§ Stated problem
The records below hold a stretch from the line with "Write the matplotlib code for this chart." through the line with "fig.savefig('out.png', dpi=100)"; return exactly those lines, ends included, and nothing more.
======== Records for this task
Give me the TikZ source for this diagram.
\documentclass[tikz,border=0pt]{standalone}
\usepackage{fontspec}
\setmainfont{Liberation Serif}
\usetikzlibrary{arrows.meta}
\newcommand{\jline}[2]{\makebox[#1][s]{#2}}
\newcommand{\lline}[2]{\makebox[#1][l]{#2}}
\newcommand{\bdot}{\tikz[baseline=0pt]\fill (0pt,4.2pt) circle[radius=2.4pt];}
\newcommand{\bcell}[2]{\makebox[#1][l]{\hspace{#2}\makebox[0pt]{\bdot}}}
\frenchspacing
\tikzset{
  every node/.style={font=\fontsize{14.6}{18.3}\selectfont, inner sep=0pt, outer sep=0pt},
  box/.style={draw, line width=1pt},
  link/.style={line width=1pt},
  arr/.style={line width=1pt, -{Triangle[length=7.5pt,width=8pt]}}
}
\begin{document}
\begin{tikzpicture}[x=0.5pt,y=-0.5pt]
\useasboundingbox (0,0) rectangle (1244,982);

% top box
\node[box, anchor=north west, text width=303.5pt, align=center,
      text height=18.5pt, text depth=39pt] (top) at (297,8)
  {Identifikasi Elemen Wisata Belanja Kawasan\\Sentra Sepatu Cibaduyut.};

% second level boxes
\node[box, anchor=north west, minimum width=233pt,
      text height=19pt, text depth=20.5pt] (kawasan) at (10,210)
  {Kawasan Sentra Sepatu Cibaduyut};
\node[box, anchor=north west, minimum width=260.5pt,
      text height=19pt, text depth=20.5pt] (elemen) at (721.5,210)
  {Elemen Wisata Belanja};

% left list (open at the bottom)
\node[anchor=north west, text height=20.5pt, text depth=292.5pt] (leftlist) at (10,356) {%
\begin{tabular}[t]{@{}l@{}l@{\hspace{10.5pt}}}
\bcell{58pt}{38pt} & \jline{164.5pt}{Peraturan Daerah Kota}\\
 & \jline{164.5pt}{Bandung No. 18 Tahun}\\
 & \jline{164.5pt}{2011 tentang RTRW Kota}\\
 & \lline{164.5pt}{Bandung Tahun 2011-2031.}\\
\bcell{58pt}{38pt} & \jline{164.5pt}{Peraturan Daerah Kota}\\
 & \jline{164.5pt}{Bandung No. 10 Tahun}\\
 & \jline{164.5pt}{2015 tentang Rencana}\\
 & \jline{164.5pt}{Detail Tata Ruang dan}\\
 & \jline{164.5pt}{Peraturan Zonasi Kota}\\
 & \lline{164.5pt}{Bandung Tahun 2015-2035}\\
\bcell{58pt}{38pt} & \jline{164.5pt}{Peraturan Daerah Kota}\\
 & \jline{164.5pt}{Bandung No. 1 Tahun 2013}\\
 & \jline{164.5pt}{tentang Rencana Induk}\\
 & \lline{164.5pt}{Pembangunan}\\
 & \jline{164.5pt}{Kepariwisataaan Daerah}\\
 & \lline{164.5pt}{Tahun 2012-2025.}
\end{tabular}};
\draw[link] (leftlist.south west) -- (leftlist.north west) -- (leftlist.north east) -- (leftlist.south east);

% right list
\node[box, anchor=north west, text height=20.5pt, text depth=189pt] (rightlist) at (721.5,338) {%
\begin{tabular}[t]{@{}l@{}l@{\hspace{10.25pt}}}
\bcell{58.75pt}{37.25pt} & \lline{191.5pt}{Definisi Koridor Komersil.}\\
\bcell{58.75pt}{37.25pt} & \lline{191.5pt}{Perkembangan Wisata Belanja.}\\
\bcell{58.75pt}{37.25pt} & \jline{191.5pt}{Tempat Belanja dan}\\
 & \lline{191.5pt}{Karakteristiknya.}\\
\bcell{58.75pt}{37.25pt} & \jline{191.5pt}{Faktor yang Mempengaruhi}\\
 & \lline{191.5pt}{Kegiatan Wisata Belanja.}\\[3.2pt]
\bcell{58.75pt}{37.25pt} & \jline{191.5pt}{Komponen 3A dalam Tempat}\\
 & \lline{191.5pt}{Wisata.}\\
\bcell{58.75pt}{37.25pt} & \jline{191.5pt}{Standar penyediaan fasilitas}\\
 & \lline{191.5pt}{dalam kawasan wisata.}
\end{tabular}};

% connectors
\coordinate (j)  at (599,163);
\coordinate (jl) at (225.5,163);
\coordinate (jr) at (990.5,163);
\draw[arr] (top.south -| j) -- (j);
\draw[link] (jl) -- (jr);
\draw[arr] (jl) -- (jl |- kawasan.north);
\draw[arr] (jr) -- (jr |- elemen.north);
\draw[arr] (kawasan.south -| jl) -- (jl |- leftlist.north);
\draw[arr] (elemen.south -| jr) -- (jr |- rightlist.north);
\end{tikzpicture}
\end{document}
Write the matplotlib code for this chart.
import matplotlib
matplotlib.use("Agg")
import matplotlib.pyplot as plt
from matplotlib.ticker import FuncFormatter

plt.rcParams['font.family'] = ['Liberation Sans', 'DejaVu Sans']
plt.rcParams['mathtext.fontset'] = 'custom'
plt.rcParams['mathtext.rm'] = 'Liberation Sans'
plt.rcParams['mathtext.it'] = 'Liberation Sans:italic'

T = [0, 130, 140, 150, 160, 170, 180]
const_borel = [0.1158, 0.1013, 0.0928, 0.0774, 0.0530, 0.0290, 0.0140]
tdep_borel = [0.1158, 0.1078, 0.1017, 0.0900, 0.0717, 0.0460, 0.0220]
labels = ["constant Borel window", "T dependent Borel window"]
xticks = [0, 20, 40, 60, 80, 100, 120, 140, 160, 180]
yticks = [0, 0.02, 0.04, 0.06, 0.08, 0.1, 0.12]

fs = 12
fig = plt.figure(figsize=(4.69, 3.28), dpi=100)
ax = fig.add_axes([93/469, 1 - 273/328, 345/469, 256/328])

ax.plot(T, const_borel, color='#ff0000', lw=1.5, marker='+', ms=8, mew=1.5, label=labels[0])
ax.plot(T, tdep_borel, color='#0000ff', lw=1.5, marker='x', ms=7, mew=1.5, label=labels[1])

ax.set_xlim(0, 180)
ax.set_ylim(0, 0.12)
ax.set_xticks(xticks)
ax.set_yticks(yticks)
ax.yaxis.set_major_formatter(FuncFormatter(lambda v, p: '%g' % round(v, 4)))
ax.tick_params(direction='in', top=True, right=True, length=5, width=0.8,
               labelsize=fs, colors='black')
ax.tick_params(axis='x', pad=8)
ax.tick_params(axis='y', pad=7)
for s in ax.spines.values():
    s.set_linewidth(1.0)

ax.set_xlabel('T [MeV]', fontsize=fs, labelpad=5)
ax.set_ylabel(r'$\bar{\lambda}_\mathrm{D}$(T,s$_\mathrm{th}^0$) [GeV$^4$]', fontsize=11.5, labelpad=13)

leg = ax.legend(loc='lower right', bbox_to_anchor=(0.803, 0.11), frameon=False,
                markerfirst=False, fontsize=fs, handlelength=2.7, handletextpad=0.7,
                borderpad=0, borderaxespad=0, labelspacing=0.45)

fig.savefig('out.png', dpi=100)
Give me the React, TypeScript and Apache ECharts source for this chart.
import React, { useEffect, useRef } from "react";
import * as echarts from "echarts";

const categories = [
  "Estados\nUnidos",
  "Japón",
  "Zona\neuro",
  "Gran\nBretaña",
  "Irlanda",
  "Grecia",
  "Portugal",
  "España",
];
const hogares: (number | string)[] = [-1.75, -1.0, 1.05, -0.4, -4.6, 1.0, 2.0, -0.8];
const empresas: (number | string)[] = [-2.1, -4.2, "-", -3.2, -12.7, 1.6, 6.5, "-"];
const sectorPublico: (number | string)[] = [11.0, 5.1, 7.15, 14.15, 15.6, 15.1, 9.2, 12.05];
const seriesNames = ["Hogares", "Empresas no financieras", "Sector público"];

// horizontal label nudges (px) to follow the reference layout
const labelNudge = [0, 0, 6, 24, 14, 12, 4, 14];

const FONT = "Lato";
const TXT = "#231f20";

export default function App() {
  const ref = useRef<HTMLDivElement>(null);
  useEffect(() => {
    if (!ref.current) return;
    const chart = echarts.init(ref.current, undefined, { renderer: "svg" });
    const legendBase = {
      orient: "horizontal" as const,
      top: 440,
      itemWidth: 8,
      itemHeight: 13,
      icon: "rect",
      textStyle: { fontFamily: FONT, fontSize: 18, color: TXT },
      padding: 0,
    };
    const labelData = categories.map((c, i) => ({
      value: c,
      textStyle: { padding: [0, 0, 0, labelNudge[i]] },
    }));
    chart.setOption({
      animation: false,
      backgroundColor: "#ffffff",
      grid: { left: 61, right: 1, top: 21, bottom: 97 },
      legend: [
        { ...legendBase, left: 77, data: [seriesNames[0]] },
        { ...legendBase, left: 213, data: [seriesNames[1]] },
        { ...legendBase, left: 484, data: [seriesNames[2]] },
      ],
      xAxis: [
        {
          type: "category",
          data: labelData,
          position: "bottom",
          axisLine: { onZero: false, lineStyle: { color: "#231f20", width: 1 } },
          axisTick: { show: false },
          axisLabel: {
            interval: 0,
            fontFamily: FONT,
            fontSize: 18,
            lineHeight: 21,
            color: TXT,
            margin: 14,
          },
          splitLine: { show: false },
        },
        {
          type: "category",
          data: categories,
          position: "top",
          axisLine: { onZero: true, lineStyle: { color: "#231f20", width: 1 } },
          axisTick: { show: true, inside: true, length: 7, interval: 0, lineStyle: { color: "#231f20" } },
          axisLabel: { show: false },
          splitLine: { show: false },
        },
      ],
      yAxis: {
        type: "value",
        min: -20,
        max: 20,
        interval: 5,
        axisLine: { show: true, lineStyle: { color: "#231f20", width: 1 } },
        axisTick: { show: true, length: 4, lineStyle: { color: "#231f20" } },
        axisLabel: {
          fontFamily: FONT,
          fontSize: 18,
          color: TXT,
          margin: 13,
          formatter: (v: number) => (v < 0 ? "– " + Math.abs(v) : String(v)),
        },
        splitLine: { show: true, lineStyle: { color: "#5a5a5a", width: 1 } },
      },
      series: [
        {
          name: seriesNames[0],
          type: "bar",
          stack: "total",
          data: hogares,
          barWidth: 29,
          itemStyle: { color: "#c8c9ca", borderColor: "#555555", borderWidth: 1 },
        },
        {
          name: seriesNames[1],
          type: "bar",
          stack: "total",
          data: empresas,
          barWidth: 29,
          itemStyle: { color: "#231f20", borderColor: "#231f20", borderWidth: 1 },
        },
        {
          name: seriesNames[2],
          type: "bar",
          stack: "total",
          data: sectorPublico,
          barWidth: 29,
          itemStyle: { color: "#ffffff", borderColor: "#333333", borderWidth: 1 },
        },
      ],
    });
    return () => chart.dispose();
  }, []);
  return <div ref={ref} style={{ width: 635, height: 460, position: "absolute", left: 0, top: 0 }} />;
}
================
§ Complete output
Write the matplotlib code for this chart.
import matplotlib
matplotlib.use("Agg")
import matplotlib.pyplot as plt
from matplotlib.ticker import FuncFormatter

plt.rcParams['font.family'] = ['Liberation Sans', 'DejaVu Sans']
plt.rcParams['mathtext.fontset'] = 'custom'
plt.rcParams['mathtext.rm'] = 'Liberation Sans'
plt.rcParams['mathtext.it'] = 'Liberation Sans:italic'

T = [0, 130, 140, 150, 160, 170, 180]
const_borel = [0.1158, 0.1013, 0.0928, 0.0774, 0.0530, 0.0290, 0.0140]
tdep_borel = [0.1158, 0.1078, 0.1017, 0.0900, 0.0717, 0.0460, 0.0220]
labels = ["constant Borel window", "T dependent Borel window"]
xticks = [0, 20, 40, 60, 80, 100, 120, 140, 160, 180]
yticks = [0, 0.02, 0.04, 0.06, 0.08, 0.1, 0.12]

fs = 12
fig = plt.figure(figsize=(4.69, 3.28), dpi=100)
ax = fig.add_axes([93/469, 1 - 273/328, 345/469, 256/328])

ax.plot(T, const_borel, color='#ff0000', lw=1.5, marker='+', ms=8, mew=1.5, label=labels[0])
ax.plot(T, tdep_borel, color='#0000ff', lw=1.5, marker='x', ms=7, mew=1.5, label=labels[1])

ax.set_xlim(0, 180)
ax.set_ylim(0, 0.12)
ax.set_xticks(xticks)
ax.set_yticks(yticks)
ax.yaxis.set_major_formatter(FuncFormatter(lambda v, p: '%g' % round(v, 4)))
ax.tick_params(direction='in', top=True, right=True, length=5, width=0.8,
               labelsize=fs, colors='black')
ax.tick_params(axis='x', pad=8)
ax.tick_params(axis='y', pad=7)
for s in ax.spines.values():
    s.set_linewidth(1.0)

ax.set_xlabel('T [MeV]', fontsize=fs, labelpad=5)
ax.set_ylabel(r'$\bar{\lambda}_\mathrm{D}$(T,s$_\mathrm{th}^0$) [GeV$^4$]', fontsize=11.5, labelpad=13)

leg = ax.legend(loc='lower right', bbox_to_anchor=(0.803, 0.11), frameon=False,
                markerfirst=False, fontsize=fs, handlelength=2.7, handletextpad=0.7,
                borderpad=0, borderaxespad=0, labelspacing=0.45)

fig.savefig('out.png', dpi=100)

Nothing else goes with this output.